To hear his superb playing matched to other people's music, try:
In The Tradition, Vol. 1 & 2 (1974) [aka What's New In The Tradition, SteepleChase SCCD 37003/4, 2-CD, 1991]
and especially the superb
Six Monk’s Compositions (1987) (Black Saint 120116-2, CD, 1993)

And presumably
Seven Compositions (Trio) 1989 (hatART 6025, CD, 1989)
about which the Penguin Guide to Jazz said "Whatever the prevailing definition of jazz..., this music conforms majestically: rhythmic, virtuosic, powerfully emotive, constantly reinventing itself... If you've room for only one Braxton, or are about to do 'Desert Island Discs', look no further; no question at all as to the validity of this particular release." But sonofabitching hatART let it go out of print almost immediately and for some godforsaken reason hasn't included it in its reissue program; I've been looking for it for almost 15 years now. Grr.
posted by languagehat at 6:07 AM on December 20, 2005 [1 favorite]

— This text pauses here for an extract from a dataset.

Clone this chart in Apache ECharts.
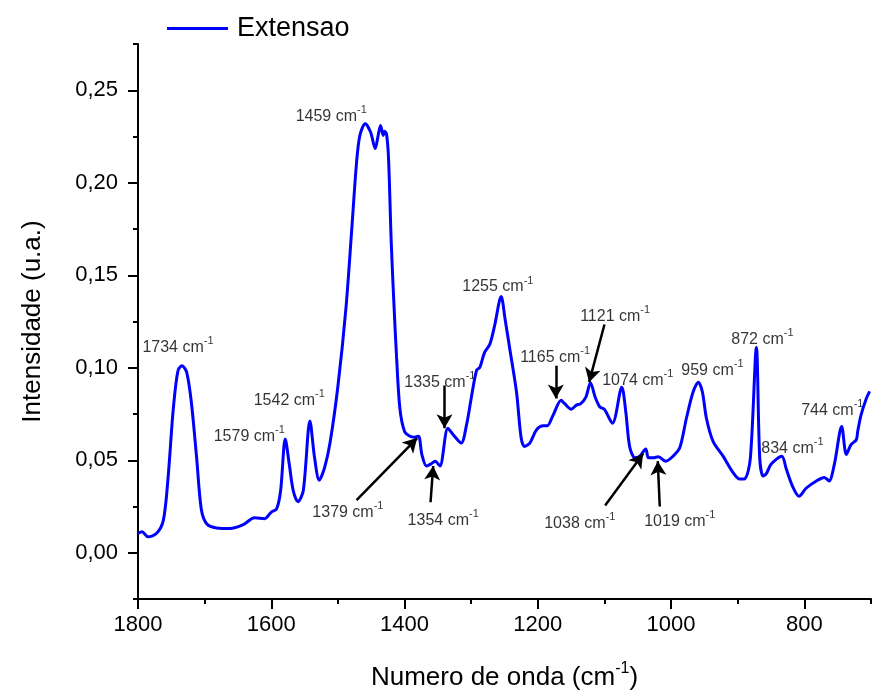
<!DOCTYPE html>
<html>
<head>
<meta charset="utf-8">
<script src="https://cdn.jsdelivr.net/npm/echarts@6/dist/echarts.min.js"></script>
<style>
  html, body { margin: 0; padding: 0; background: #fff; }
  #chart { width: 895px; height: 696px; }
</style>
</head>
<body>
<div id="chart"></div>
<script>
// FTIR spectrum (absorbance vs. wavenumber)
const wavenumber = [
  1800, 1794, 1785, 1772, 1762, 1755, 1747, 1740, 1734, 1727, 1720, 1712, 1705, 1697,
  1682, 1662, 1642, 1625, 1610, 1600, 1592, 1586, 1579, 1573, 1567, 1560, 1552, 1542,
  1535, 1528, 1520, 1512, 1500, 1488, 1479, 1472, 1467, 1459, 1451, 1444, 1440, 1436,
  1432, 1430, 1427, 1424, 1420, 1416, 1412, 1407, 1400, 1392, 1385, 1379, 1374, 1367,
  1360, 1354, 1347, 1335, 1327, 1315, 1307, 1300, 1292, 1287, 1280, 1272, 1265, 1255,
  1249, 1242, 1232, 1225, 1220, 1212, 1202, 1192, 1186, 1177, 1165, 1160, 1150, 1142,
  1136, 1128, 1121, 1114, 1107, 1100, 1088, 1074, 1068, 1062, 1054, 1047, 1038, 1034,
  1027, 1019, 1008, 997, 987, 977, 967, 959, 953, 947, 937, 922, 907, 897,
  889, 881, 872, 867, 862, 857, 850, 834, 827, 817, 808, 797, 782, 770,
  763, 755, 744, 737, 730, 722, 720, 715, 707, 702
];
const intensity = [
  0.0105, 0.0113, 0.0086, 0.0105, 0.0175, 0.0400, 0.0780, 0.0985, 0.1011, 0.0976, 0.0815, 0.0513, 0.0235, 0.0157,
  0.0134, 0.0131, 0.0152, 0.0189, 0.0184, 0.0220, 0.0237, 0.0335, 0.0615, 0.0478, 0.0335, 0.0276, 0.0335, 0.0712,
  0.0513, 0.0392, 0.0460, 0.0590, 0.0900, 0.1320, 0.1760, 0.2110, 0.2256, 0.2319, 0.2274, 0.2185, 0.2248, 0.2310,
  0.2255, 0.2278, 0.2262, 0.2130, 0.1680, 0.1350, 0.1060, 0.0780, 0.0655, 0.0630, 0.0625, 0.0630, 0.0531, 0.0469,
  0.0481, 0.0495, 0.0469, 0.0673, 0.0638, 0.0593, 0.0691, 0.0834, 0.0985, 0.1002, 0.1082, 0.1127, 0.1225, 0.1385,
  0.1260, 0.1100, 0.0869, 0.0620, 0.0575, 0.0593, 0.0664, 0.0686, 0.0686, 0.0744, 0.0824, 0.0807, 0.0776, 0.0798,
  0.0805, 0.0840, 0.0919, 0.0842, 0.0789, 0.0775, 0.0700, 0.0895, 0.0762, 0.0570, 0.0513, 0.0522, 0.0561, 0.0513,
  0.0513, 0.0519, 0.0495, 0.0522, 0.0567, 0.0727, 0.0869, 0.0922, 0.0869, 0.0727, 0.0602, 0.0522, 0.0433, 0.0398,
  0.0401, 0.0513, 0.1109, 0.0513, 0.0415, 0.0428, 0.0478, 0.0522, 0.0451, 0.0353, 0.0305, 0.0350, 0.0388, 0.0407,
  0.0388, 0.0478, 0.0682, 0.0531, 0.0584, 0.0611, 0.0655, 0.0744, 0.0834, 0.0872
];

// axis ticks
const xMajorTicks = [1800, 1600, 1400, 1200, 1000, 800];
const xMinorTicks = [1700, 1500, 1300, 1100, 900, 700];
const yMajorTicks = [0, 0.05, 0.10, 0.15, 0.20, 0.25];
const yMinorTicks = [-0.025, 0.025, 0.075, 0.125, 0.175, 0.225, 0.275];

// band labels: [wavenumber label, anchor x, anchor y]
const bandLabels = [
  ['1734', 1740, 0.1118],
  ['1579', 1633, 0.0641],
  ['1542', 1573, 0.0833],
  ['1459', 1510, 0.2367],
  ['1379', 1485, 0.0228],
  ['1354', 1342, 0.0184],
  ['1335', 1347, 0.0931],
  ['1255', 1260, 0.1447],
  ['1165', 1174, 0.1065],
  ['1121', 1084, 0.1287],
  ['1074', 1050, 0.0940],
  ['1038', 1137, 0.0168],
  ['1019', 987, 0.0179],
  ['959', 938, 0.0997],
  ['872', 863, 0.1162],
  ['834', 818, 0.0572],
  ['744', 758, 0.0780]
];

// arrows: [from x, from y, to x, to y]
const bandArrows = [
  [1472, 0.0285, 1381, 0.0620],
  [1361, 0.0273, 1357, 0.0469],
  [1340, 0.0904, 1340, 0.0673],
  [1173, 0.1011, 1173, 0.0834],
  [1100, 0.1234, 1123, 0.0922],
  [1099, 0.0255, 1042, 0.0535],
  [1017, 0.0250, 1020, 0.0495]
];

const fontFamily = 'Liberation Sans, Arial, sans-serif';
const fmtComma = v => v.toFixed(2).replace('.', ',');

const chart = echarts.init(document.getElementById('chart'), null, { renderer: 'canvas' });

const axisLineStyle = { color: '#000', width: 2 };

chart.setOption({
  animation: false,
  backgroundColor: '#fff',
  textStyle: { fontFamily: fontFamily },
  legend: {
    data: ['Extensao'],
    left: 162,
    top: 10,
    icon: 'rect',
    itemWidth: 61,
    itemHeight: 3,
    textStyle: { fontSize: 27, color: '#000', fontFamily: fontFamily, padding: [0, 0, 0, 4] }
  },
  grid: { left: 138, right: 24, top: 44, bottom: 89, containLabel: false },
  xAxis: [
    {
      type: 'value',
      inverse: true,
      min: 700,
      max: 1800,
      name: '{t|Numero de onda (cm}{s|-1}{t|)}',
      nameLocation: 'middle',
      nameGap: 62,
      nameTextStyle: {
        rich: {
          t: { fontSize: 26, color: '#000', fontFamily: fontFamily, lineHeight: 30, verticalAlign: 'bottom' },
          s: { fontSize: 16, color: '#000', fontFamily: fontFamily, lineHeight: 30, verticalAlign: 'top' }
        }
      },
      axisLine: { show: true, onZero: false, lineStyle: axisLineStyle },
      axisTick: { show: true, inside: false, length: 10, lineStyle: axisLineStyle, customValues: xMajorTicks },
      axisLabel: { show: true, margin: 15, fontSize: 22, color: '#000', fontFamily: fontFamily,
                   customValues: xMajorTicks, formatter: v => String(v) },
      splitLine: { show: false }
    },
    {
      type: 'value',
      inverse: true,
      min: 700,
      max: 1800,
      position: 'bottom',
      axisLine: { show: false, onZero: false },
      axisTick: { show: true, inside: false, length: 5, lineStyle: axisLineStyle, customValues: xMinorTicks },
      axisLabel: { show: false },
      splitLine: { show: false }
    }
  ],
  yAxis: [
    {
      type: 'value',
      min: -0.025,
      max: 0.275,
      name: 'Intensidade (u.a.)',
      nameLocation: 'middle',
      nameGap: 92,
      nameRotate: 90,
      nameTextStyle: { fontSize: 26, color: '#000', fontFamily: fontFamily },
      axisLine: { show: true, onZero: false, lineStyle: axisLineStyle },
      axisTick: { show: true, inside: false, length: 10, lineStyle: axisLineStyle, customValues: yMajorTicks },
      axisLabel: { show: true, margin: 20, fontSize: 22, color: '#000', fontFamily: fontFamily,
                   customValues: yMajorTicks, formatter: fmtComma },
      splitLine: { show: false }
    },
    {
      type: 'value',
      min: -0.025,
      max: 0.275,
      position: 'left',
      axisLine: { show: false, onZero: false },
      axisTick: { show: true, inside: false, length: 5, lineStyle: axisLineStyle, customValues: yMinorTicks },
      axisLabel: { show: false },
      splitLine: { show: false }
    }
  ],
  series: [
    {
      name: 'Extensao',
      type: 'line',
      xAxisIndex: 0,
      yAxisIndex: 0,
      data: wavenumber.map((w, i) => [w, intensity[i]]),
      showSymbol: false,
      symbol: 'none',
      smooth: 0.3,
      lineStyle: { color: '#0000ff', width: 3 },
      itemStyle: { color: '#0000ff' },
      markLine: {
        silent: true,
        symbol: ['none', 'arrow'],
        symbolSize: [12, 14],
        label: { show: false },
        lineStyle: { color: '#000', width: 2.5, type: 'solid' },
        data: bandArrows.map(a => [{ coord: [a[0], a[1]] }, { coord: [a[2], a[3]] }])
      }
    },
    {
      name: 'bands',
      type: 'scatter',
      xAxisIndex: 0,
      yAxisIndex: 0,
      symbolSize: 0,
      silent: true,
      data: bandLabels.map(b => ({ value: [b[1], b[2]], band: b[0] })),
      label: {
        show: true,
        position: 'inside',
        color: '#000',
        textBorderWidth: 0,
        formatter: p => '{n|' + p.data.band + ' cm}{s|-1}',
        rich: {
          n: { fontSize: 16, color: '#000', fontFamily: fontFamily, lineHeight: 20, verticalAlign: 'bottom', textBorderWidth: 0 },
          s: { fontSize: 11, color: '#000', fontFamily: fontFamily, lineHeight: 20, verticalAlign: 'top', textBorderWidth: 0 }
        }
      }
    }
  ]
});
</script>
</body>
</html>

Here ya go, languagehat. I hope you still listen to LPs.
posted by Dr. Wu at 6:12 AM on December 20, 2005

Earlier this year Anthony Braxton shocked some people by declaring his love of Wolf Eyes. After buying all the available merchandise at a previous gig, he ended up playing with them.

Anthony's son, Tyondai, is also worth checking out. He's currently touring with his band, Battles, although he does some solo shows as well.
posted by mikeh at 6:45 AM on December 20, 2005

his peculiar system for naming his compositions...

My favorite titles are on Creative Orchestra Music, which gave me pause when I reviewed it many years ago. There's no easy way to write that your favorite tune on the album, aka Composition 58, is called "big triangle dotted line little triangle balanced atop another little triangle more dotted line, with a few letters and numbers." Very exciting music.

p.s. I've also always liked the song about you, Dr. Wu. Excellent post.
posted by LeLiLo at 1:24 PM on December 20, 2005

Braxton's always held a special place for me. His (continuing) work with Richard Teitelbaum amazed me, especially pieces like "Crossing" and "Behemoth."

It's unforgivable how much his work has been ignored outside of select circles.
posted by converge at 2:11 PM on December 20, 2005

I'll get around to appreciating it but give me time ..all the highbrow trappings are making it hard for a simpleton like me to easily digest ....does it have anything to do with threeism?